There is a great pleasure to be derived from owning books. Just seeing them standing on the shelf knowing they are my collection. I can say to myself just look at the knowledge I have at my finger tips; I can pull out a book at anytime and delve into its mysteries.
Reading books is much harder than owning them it requires effort and time its much easier to watch a video or surf chess.com.
I agree with everything the op said except for one thing. I don't think you need to stick to one book..The brain thrives on variety. For rest and new connections to make. When first starting out for beginners definitely stick to one book(u don't know what you need yet). But, for someone who is intermediate to advanced I think a little spice and change from day to day is needed. When I was really studying hard I would set aside one day (or chunk) to lets say king and pawn endgames (plug for secrets of pawn endings-thank you) from a certain book. Then the next day (or chunk of that day) I would go through a tactics book(plug for forcing chess moves). You get the idea
I think after a certain level books are the way to go to improve. Probably learn more per hour than you would if you were playing a game. You can improve a lot also by looking at your games for countless hours to un-earth the mysteries of your mind, but I'd much rather take an hour to analyze my game and then read a book with the rest of my time! Different strokes for different folks I think...
alt of great comments were made on this post . . .
It's really good to sometimes to re-read something that was posted way back . . .
I thoroughly enjoyed going over all the remarks made on this subject because it continues to be in effect . . . August, 2016
I love chess books but think applying the knowledge and practicing applying the knowledge is the way to go, but yes I do love looking at my chess books on my shelf..it's a guilty pleasure I guess
My issue is that while I can see the reasoning behind the annotations, my chess engine often disagrees with the author on who's better.
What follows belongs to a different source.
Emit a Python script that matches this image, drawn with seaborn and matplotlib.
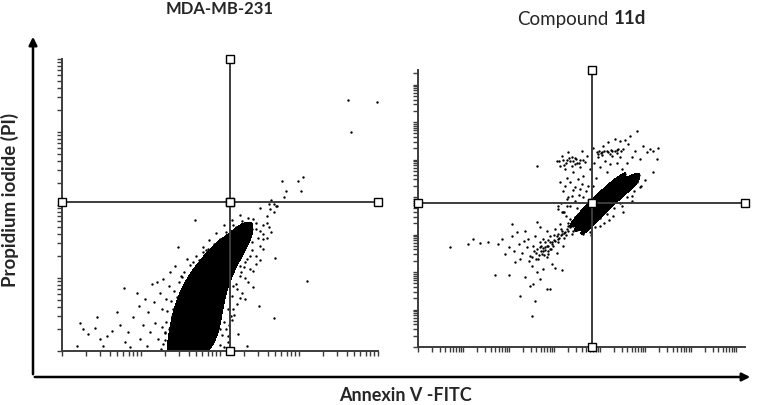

Then I don't know what to believe, more precisely I get the feeling that I don't get the larger picture.
Maybe the computer you are using sine the best one around?
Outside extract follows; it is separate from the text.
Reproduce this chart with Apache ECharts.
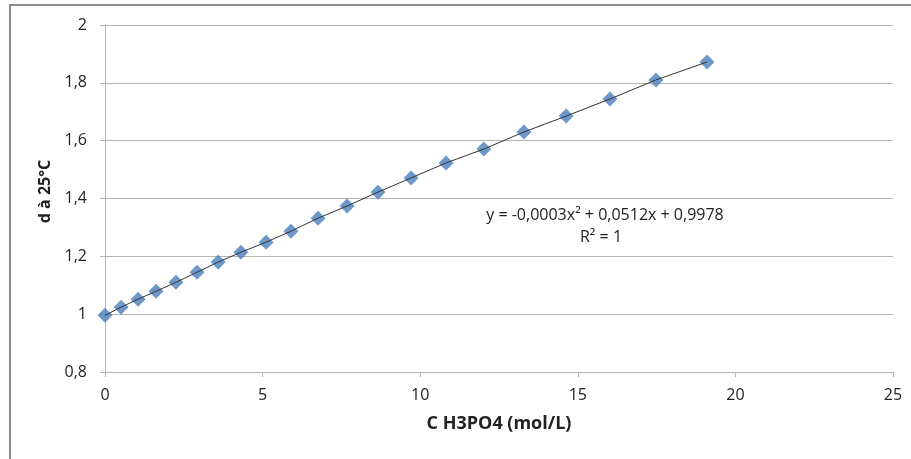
<!DOCTYPE html>
<html>
<head>
<meta charset="utf-8">
<script src="https://cdn.jsdelivr.net/npm/echarts@6/dist/echarts.min.js"></script>
<style>html,body{margin:0;padding:0;background:#fff}#c{width:911px;height:459px}</style>
</head>
<body>
<div id="c"></div>
<script>
var concentrations = [0, 0.51, 1.05, 1.62, 2.25, 2.92, 3.59, 4.31, 5.11, 5.90, 6.76, 7.68, 8.66, 9.71, 10.82, 12.02, 13.29, 14.63, 16.02, 17.48, 19.10];
var densities = [0.996, 1.024, 1.052, 1.079, 1.110, 1.145, 1.180, 1.214, 1.249, 1.287, 1.332, 1.374, 1.422, 1.471, 1.523, 1.571, 1.630, 1.685, 1.744, 1.810, 1.872];
var yTicks = ['0,8', '1', '1,2', '1,4', '1,6', '1,8', '2'];
var xTicks = ['0', '5', '10', '15', '20', '25'];
var equationText = 'y = -0,0003x² + 0,0512x + 0,9978';
var r2Text = 'R² = 1';

var pts = concentrations.map(function (x, i) { return [x, densities[i]]; });
var font = 'Open Sans';
var chart = echarts.init(document.getElementById('c'));
chart.setOption({
  animation: false,
  backgroundColor: '#fff',
  graphic: [
    { type: 'rect', shape: { x: 10, y: 5, width: 1000, height: 1000 }, style: { fill: 'none', stroke: '#8c8c8c', lineWidth: 2 }, z: 0 },
    { type: 'text', x: 605, y: 215, style: { text: equationText, font: '16px ' + font, fill: '#222', textAlign: 'center', textVerticalAlign: 'middle' }, z: 10 },
    { type: 'text', x: 601, y: 237, style: { text: r2Text, font: '16px ' + font, fill: '#222', textAlign: 'center', textVerticalAlign: 'middle' }, z: 10 }
  ],
  grid: { left: 105, right: 18, top: 25, bottom: 87, containLabel: false },
  xAxis: {
    type: 'value', min: 0, max: 25, interval: 5,
    name: 'C H3PO4 (mol/L)', nameLocation: 'middle', nameGap: 43,
    nameTextStyle: { fontFamily: font, fontWeight: 'bold', fontSize: 18, color: '#222' },
    axisLine: { show: true, lineStyle: { color: '#b5b5b5', width: 1 } },
    axisTick: { show: true, inside: false, length: 5, lineStyle: { color: '#b5b5b5' } },
    axisLabel: { fontFamily: font, fontSize: 16, color: '#222', margin: 15, formatter: function (v) { return xTicks[Math.round(v / 5)]; } },
    splitLine: { show: false }
  },
  yAxis: {
    type: 'value', min: 0.8, max: 2, interval: 0.2,
    name: 'd à 25°C', nameLocation: 'middle', nameGap: 47, nameRotate: 90,
    nameTextStyle: { fontFamily: font, fontWeight: 'bold', fontSize: 16, color: '#222', padding: [0, 0, 0, 14] },
    axisLine: { show: true, lineStyle: { color: '#b5b5b5', width: 1 } },
    axisTick: { show: true, inside: false, length: 5, lineStyle: { color: '#b5b5b5' } },
    axisLabel: { fontFamily: font, fontSize: 16, color: '#222', margin: 18, formatter: function (v) { return yTicks[Math.round((v - 0.8) / 0.2)]; } },
    splitLine: { show: true, lineStyle: { color: '#b5b5b5', width: 1 } }
  },
  series: [
    {
      type: 'line', data: pts, symbol: 'none', smooth: false,
      lineStyle: { color: '#333', width: 1 }, z: 3
    },
    {
      type: 'scatter', data: pts, symbol: 'diamond', symbolSize: 15,
      itemStyle: { color: '#4a7ebb' }, z: 2
    }
  ]
});
</script>
</body>
</html>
Many of the authors don't use computers to write a book, they use their own knowledge.
Igor, I am just a beginner in chess but I am starting to form a theory that there are several kinds of good moves. Bear with me here...
A perfect move from both sides would change the evaluation +/-0, right? A times there are several different moves that are equally good. Now to my theory.
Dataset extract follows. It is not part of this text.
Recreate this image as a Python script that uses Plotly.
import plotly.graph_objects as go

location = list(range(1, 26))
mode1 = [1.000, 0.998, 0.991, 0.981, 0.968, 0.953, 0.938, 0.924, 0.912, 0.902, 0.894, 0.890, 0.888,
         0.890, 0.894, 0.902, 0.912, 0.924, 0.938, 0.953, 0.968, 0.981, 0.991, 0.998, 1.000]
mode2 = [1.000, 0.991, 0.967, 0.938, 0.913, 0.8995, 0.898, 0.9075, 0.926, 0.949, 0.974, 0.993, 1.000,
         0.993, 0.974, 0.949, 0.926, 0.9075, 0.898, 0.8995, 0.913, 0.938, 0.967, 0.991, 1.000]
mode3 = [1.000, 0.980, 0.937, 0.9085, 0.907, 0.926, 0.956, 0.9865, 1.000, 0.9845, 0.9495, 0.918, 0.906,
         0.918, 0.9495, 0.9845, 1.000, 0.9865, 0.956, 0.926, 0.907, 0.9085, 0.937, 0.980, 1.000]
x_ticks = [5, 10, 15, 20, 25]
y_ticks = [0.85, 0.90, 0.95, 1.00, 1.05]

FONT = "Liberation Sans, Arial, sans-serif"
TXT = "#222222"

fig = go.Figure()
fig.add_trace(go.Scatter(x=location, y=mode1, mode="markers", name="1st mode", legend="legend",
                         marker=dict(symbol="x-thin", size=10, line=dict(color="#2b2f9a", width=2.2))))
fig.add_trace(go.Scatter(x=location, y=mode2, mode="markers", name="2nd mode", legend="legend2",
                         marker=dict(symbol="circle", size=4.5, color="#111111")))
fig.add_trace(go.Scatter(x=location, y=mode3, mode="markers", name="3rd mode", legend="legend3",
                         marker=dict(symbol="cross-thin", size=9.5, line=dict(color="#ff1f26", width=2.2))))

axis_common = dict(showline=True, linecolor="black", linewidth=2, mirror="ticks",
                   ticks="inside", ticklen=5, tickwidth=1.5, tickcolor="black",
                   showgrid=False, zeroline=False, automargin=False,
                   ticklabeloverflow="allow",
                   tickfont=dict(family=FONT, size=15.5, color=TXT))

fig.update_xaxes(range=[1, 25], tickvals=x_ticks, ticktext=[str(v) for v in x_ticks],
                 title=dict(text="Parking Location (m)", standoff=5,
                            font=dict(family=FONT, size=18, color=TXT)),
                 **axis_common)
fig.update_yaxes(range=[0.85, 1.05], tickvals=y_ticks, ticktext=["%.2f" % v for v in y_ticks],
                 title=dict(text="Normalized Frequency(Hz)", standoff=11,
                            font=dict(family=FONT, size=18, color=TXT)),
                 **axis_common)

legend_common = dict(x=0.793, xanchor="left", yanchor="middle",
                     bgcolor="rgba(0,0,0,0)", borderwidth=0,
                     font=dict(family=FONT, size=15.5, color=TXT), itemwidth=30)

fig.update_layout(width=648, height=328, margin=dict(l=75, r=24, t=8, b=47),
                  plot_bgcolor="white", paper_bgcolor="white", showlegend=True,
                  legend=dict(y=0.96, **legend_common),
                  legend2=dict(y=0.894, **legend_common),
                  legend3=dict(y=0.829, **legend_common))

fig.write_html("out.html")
If I move X in one position and get the evaltuation by the computer +/-0 and sees that my opponent has 5 responses to that move that gives +/-0 in evaluation and that they all are easy to see, but I have an other move that the computer says is -0,1 but my opponent only has 1 god respone to and that very are difficult to see and only gives benefit to my opponent after some 10 moves, but all his other alternatives gives a big minus number. Is not that a better move for me?
I would guess that it is better in certain situations to play a worse move.